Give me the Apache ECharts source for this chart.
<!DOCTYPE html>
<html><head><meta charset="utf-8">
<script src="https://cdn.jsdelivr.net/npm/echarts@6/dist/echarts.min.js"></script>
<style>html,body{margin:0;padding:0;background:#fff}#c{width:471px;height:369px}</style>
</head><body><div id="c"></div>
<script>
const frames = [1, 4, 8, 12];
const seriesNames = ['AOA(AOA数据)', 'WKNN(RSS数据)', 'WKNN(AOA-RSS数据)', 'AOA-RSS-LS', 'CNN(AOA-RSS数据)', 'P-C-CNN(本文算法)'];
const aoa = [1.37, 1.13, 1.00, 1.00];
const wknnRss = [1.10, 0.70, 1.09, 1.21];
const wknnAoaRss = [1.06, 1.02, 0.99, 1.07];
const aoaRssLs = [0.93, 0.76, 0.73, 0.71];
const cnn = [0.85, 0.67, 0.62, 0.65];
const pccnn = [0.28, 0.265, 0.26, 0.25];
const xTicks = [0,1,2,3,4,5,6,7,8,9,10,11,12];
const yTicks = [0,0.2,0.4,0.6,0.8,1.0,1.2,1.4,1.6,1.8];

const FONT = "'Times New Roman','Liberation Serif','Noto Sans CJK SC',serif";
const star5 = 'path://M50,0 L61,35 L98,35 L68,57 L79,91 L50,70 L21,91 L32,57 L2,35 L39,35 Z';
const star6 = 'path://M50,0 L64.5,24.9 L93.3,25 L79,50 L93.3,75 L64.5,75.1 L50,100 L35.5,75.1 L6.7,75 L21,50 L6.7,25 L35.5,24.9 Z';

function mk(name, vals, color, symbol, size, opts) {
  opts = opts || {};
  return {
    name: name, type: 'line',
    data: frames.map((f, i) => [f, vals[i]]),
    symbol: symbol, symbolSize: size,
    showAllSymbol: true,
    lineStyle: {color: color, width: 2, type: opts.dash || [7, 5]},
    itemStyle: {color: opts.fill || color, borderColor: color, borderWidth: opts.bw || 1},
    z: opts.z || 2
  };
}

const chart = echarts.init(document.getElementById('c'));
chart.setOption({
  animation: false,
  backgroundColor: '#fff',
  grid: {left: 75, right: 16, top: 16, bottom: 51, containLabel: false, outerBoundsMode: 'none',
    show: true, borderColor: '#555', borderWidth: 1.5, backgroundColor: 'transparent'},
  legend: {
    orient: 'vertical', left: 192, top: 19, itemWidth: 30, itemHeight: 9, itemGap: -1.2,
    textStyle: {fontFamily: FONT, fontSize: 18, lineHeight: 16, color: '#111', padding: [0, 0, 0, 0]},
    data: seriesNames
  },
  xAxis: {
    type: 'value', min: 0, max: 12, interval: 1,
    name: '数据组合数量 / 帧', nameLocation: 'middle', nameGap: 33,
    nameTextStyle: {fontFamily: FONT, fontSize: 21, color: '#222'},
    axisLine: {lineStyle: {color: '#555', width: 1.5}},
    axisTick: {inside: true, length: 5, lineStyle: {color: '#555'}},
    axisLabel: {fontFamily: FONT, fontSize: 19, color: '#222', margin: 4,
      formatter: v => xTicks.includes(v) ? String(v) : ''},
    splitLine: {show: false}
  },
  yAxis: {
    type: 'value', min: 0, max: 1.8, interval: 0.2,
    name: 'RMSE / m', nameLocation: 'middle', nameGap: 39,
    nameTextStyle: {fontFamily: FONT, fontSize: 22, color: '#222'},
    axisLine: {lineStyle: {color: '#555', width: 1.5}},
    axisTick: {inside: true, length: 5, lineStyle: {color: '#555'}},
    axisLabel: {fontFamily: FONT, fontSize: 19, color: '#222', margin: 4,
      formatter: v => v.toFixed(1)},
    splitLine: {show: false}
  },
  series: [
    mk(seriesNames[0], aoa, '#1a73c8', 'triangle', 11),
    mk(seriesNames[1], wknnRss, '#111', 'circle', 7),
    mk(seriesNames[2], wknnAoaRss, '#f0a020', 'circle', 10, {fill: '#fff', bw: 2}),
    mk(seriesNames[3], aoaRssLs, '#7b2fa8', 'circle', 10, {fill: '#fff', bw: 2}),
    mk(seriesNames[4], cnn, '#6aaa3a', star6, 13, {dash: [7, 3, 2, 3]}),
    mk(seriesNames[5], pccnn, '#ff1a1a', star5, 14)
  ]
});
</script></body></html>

-------

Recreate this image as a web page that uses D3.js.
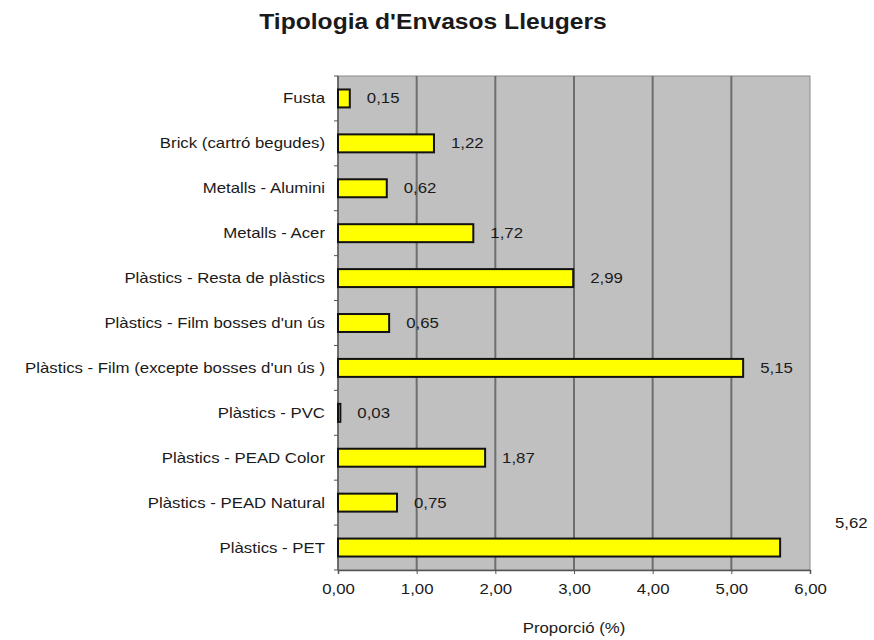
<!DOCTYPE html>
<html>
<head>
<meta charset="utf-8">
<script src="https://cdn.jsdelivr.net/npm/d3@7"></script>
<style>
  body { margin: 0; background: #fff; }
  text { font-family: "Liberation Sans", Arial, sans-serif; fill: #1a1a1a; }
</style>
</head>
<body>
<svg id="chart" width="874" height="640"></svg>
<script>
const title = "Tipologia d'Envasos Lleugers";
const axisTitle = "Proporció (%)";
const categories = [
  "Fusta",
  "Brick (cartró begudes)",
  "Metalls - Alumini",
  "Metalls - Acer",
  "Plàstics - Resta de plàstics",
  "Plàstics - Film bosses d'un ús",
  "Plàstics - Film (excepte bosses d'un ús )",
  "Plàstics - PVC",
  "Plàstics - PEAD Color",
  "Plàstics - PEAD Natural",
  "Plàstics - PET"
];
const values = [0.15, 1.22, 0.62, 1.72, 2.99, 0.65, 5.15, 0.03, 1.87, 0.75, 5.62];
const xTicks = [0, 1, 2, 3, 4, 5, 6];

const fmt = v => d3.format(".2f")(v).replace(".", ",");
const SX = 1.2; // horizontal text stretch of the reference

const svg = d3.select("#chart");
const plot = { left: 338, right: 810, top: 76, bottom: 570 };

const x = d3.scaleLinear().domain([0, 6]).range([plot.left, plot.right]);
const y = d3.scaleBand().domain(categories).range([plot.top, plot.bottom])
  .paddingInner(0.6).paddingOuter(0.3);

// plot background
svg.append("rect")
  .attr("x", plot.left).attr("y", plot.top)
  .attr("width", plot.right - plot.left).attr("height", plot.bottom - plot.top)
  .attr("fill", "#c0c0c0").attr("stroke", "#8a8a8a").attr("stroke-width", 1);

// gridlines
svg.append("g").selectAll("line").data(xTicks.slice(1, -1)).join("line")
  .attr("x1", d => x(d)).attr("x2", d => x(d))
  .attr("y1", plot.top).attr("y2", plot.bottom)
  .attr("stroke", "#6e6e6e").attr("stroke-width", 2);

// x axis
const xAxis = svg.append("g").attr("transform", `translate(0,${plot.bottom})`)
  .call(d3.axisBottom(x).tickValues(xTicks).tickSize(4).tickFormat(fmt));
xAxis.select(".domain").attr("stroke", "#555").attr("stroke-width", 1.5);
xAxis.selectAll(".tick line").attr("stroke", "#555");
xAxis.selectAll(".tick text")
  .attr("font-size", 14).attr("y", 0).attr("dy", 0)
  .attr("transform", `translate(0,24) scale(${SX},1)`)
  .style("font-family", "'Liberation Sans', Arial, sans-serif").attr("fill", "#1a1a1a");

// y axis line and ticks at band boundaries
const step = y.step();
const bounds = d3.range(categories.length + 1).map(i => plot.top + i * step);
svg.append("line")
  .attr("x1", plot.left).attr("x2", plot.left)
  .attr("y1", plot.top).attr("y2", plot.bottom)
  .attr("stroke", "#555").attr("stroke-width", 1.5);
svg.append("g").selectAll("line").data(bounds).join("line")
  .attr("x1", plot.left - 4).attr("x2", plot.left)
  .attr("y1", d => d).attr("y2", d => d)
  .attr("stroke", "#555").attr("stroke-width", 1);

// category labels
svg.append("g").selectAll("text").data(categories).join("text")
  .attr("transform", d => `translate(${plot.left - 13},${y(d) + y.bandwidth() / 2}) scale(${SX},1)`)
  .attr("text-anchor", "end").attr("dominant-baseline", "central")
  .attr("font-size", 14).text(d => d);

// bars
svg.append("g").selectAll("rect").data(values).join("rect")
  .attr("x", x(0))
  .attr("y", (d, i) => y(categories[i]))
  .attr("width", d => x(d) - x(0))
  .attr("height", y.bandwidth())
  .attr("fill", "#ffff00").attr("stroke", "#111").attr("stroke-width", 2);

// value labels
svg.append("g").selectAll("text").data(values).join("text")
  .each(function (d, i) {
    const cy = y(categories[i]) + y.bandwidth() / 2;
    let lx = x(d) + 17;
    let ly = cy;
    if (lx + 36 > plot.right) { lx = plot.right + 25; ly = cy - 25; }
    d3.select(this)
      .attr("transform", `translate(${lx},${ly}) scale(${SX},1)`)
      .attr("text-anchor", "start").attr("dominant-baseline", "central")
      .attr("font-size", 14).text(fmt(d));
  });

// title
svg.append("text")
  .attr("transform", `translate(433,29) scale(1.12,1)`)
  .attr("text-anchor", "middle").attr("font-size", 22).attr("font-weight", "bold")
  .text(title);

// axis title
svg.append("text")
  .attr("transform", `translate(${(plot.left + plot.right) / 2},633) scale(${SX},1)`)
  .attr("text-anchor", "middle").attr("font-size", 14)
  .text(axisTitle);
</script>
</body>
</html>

-------

PROMPT
Filter the records, keeping only lines that contain "this", and show those lines.

EXERCISE ANSWER
Give me the Apache ECharts source for this chart.
Recreate this image as a web page that uses D3.js.
    d3.select(this)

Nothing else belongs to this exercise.